Task directions> Write out the listing, please, but only from its first line through the line containing "0.0032, 0.00078, 0.000184];", exactly as given and without pictures.

Provided data>

-=-=-=-=-

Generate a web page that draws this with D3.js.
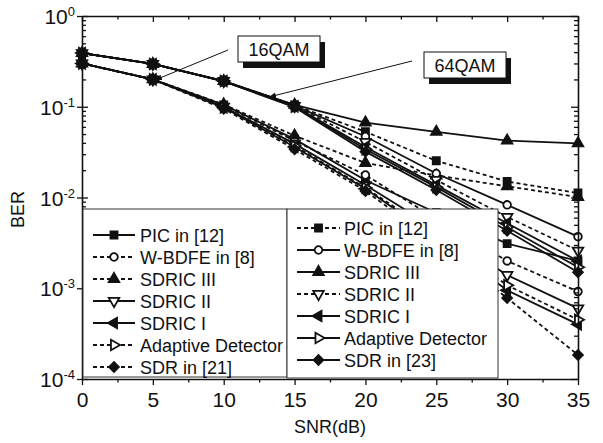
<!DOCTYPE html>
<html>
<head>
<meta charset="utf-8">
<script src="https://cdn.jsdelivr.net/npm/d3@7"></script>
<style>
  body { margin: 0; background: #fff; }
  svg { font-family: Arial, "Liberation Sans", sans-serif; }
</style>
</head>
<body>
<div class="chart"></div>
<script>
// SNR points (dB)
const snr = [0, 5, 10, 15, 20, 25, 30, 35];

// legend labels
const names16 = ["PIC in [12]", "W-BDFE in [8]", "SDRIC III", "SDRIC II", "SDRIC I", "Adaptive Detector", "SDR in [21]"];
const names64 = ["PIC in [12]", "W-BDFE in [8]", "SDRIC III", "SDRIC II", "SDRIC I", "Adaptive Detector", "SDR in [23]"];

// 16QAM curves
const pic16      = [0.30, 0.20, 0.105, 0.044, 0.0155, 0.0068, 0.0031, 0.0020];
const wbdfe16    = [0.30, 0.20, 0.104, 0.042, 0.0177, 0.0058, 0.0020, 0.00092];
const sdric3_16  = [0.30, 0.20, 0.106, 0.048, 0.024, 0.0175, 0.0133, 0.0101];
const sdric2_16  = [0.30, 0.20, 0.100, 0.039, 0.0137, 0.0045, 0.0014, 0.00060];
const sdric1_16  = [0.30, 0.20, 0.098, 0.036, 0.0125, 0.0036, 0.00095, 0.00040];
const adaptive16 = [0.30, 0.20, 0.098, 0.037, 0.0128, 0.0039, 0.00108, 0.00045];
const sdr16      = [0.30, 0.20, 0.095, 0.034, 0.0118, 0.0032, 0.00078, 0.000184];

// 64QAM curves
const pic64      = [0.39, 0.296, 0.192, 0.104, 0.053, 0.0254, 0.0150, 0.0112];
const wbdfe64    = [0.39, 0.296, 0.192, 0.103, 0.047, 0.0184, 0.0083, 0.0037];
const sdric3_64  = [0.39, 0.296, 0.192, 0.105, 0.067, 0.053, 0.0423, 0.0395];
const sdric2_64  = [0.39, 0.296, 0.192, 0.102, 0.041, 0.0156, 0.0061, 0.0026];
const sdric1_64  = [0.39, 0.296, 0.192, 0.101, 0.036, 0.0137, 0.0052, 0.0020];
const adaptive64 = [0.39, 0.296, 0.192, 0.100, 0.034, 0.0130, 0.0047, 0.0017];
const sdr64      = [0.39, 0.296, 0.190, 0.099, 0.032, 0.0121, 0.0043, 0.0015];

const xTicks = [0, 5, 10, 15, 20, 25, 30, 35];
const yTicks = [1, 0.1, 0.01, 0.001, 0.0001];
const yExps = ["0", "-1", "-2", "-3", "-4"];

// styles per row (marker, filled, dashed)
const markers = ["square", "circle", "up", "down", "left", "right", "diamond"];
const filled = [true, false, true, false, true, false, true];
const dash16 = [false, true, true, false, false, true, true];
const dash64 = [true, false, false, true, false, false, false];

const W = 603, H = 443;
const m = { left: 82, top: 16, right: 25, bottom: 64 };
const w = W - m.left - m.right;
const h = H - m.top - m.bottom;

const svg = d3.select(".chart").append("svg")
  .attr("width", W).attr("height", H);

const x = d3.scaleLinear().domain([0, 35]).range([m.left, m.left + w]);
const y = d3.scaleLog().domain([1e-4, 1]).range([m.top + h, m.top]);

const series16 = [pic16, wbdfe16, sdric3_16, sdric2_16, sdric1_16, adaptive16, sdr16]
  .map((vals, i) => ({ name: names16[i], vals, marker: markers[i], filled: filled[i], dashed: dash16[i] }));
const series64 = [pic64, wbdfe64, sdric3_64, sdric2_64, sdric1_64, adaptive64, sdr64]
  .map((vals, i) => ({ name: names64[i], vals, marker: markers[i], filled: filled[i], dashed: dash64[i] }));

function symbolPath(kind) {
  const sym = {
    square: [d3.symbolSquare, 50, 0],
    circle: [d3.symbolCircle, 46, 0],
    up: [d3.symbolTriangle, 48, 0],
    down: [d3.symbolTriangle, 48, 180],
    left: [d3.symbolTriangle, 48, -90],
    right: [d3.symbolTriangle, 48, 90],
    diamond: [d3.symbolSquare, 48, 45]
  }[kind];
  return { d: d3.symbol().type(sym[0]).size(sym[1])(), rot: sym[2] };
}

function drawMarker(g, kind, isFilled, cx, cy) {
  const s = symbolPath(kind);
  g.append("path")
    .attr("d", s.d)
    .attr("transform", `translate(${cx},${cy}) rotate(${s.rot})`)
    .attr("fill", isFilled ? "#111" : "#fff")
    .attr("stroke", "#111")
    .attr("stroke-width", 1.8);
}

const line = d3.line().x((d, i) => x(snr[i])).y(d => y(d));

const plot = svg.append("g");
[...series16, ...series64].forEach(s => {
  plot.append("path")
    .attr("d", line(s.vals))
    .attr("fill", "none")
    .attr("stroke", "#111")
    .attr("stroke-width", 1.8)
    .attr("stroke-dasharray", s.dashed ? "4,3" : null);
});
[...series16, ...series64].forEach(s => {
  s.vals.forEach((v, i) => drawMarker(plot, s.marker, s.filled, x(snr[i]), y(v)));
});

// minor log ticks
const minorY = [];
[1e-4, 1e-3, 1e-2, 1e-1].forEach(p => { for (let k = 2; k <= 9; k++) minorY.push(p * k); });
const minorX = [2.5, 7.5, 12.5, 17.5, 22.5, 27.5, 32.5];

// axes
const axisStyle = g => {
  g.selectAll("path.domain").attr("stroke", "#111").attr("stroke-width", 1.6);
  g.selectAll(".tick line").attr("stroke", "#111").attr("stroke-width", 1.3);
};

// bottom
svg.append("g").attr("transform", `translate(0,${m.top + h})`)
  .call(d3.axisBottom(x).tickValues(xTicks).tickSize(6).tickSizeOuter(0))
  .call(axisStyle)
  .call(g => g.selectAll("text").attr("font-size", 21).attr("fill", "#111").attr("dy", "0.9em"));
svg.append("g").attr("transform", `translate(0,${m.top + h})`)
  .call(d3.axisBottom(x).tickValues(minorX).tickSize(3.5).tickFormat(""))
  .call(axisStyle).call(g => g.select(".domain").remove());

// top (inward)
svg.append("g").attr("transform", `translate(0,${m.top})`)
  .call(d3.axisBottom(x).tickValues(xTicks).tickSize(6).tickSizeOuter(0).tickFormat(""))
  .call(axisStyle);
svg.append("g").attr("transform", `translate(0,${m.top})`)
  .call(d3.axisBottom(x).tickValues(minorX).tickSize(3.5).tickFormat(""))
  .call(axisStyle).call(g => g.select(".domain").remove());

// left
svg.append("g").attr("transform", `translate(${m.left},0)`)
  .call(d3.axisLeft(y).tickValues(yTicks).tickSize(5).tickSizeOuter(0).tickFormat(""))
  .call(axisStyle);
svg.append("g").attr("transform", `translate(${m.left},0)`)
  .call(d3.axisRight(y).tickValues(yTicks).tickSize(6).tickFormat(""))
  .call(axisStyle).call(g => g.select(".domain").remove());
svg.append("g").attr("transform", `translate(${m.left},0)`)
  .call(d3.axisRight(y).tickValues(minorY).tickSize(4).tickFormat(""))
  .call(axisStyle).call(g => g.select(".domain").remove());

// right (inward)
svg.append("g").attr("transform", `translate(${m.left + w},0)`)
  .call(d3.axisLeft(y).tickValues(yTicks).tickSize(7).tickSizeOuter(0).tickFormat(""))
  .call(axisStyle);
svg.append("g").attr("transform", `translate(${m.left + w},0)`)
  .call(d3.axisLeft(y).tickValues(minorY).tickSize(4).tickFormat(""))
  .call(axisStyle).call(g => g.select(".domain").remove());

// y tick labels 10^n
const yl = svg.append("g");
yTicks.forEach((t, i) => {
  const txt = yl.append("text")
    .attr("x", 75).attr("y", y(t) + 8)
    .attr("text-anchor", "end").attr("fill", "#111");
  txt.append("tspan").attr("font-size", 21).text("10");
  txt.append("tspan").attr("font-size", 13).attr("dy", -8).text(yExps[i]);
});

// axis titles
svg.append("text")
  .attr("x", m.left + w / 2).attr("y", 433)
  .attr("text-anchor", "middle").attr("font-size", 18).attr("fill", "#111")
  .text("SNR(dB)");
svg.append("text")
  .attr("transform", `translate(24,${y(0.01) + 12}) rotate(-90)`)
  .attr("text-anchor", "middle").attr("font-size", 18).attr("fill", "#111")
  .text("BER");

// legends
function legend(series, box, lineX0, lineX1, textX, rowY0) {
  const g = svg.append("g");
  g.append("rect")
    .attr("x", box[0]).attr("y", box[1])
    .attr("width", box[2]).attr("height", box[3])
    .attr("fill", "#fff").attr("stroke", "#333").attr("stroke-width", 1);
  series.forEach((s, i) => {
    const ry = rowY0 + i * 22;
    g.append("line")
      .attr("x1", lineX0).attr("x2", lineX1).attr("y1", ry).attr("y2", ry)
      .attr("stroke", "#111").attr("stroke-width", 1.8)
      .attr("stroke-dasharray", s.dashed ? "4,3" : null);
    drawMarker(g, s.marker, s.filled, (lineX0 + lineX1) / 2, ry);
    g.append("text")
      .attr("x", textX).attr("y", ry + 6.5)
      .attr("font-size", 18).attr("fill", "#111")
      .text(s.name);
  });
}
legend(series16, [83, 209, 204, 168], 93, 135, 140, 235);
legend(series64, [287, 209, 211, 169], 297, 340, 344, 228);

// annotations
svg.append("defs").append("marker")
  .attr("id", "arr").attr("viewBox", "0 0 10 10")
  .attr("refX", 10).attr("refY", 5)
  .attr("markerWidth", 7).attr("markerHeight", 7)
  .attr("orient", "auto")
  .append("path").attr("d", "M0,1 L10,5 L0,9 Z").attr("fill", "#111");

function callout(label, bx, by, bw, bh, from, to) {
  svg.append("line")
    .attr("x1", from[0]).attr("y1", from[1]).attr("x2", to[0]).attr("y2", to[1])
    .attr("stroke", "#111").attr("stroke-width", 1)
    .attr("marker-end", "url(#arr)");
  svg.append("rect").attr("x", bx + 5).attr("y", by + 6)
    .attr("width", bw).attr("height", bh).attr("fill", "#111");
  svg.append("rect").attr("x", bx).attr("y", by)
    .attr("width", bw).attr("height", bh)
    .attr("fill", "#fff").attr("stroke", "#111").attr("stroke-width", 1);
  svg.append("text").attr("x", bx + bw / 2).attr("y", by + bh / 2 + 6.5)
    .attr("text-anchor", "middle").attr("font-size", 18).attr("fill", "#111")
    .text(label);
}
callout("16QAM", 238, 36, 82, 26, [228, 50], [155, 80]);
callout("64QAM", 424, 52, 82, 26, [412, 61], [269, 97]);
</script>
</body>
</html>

-=-=-=-=-

Solution>
Generate a web page that draws this with D3.js.
<!DOCTYPE html>
<html>
<head>
<meta charset="utf-8">
<script src="https://cdn.jsdelivr.net/npm/d3@7"></script>
<style>
  body { margin: 0; background: #fff; }
  svg { font-family: Arial, "Liberation Sans", sans-serif; }
</style>
</head>
<body>
<div class="chart"></div>
<script>
// SNR points (dB)
const snr = [0, 5, 10, 15, 20, 25, 30, 35];

// legend labels
const names16 = ["PIC in [12]", "W-BDFE in [8]", "SDRIC III", "SDRIC II", "SDRIC I", "Adaptive Detector", "SDR in [21]"];
const names64 = ["PIC in [12]", "W-BDFE in [8]", "SDRIC III", "SDRIC II", "SDRIC I", "Adaptive Detector", "SDR in [23]"];

// 16QAM curves
const pic16      = [0.30, 0.20, 0.105, 0.044, 0.0155, 0.0068, 0.0031, 0.0020];
const wbdfe16    = [0.30, 0.20, 0.104, 0.042, 0.0177, 0.0058, 0.0020, 0.00092];
const sdric3_16  = [0.30, 0.20, 0.106, 0.048, 0.024, 0.0175, 0.0133, 0.0101];
const sdric2_16  = [0.30, 0.20, 0.100, 0.039, 0.0137, 0.0045, 0.0014, 0.00060];
const sdric1_16  = [0.30, 0.20, 0.098, 0.036, 0.0125, 0.0036, 0.00095, 0.00040];
const adaptive16 = [0.30, 0.20, 0.098, 0.037, 0.0128, 0.0039, 0.00108, 0.00045];
const sdr16      = [0.30, 0.20, 0.095, 0.034, 0.0118, 0.0032, 0.00078, 0.000184];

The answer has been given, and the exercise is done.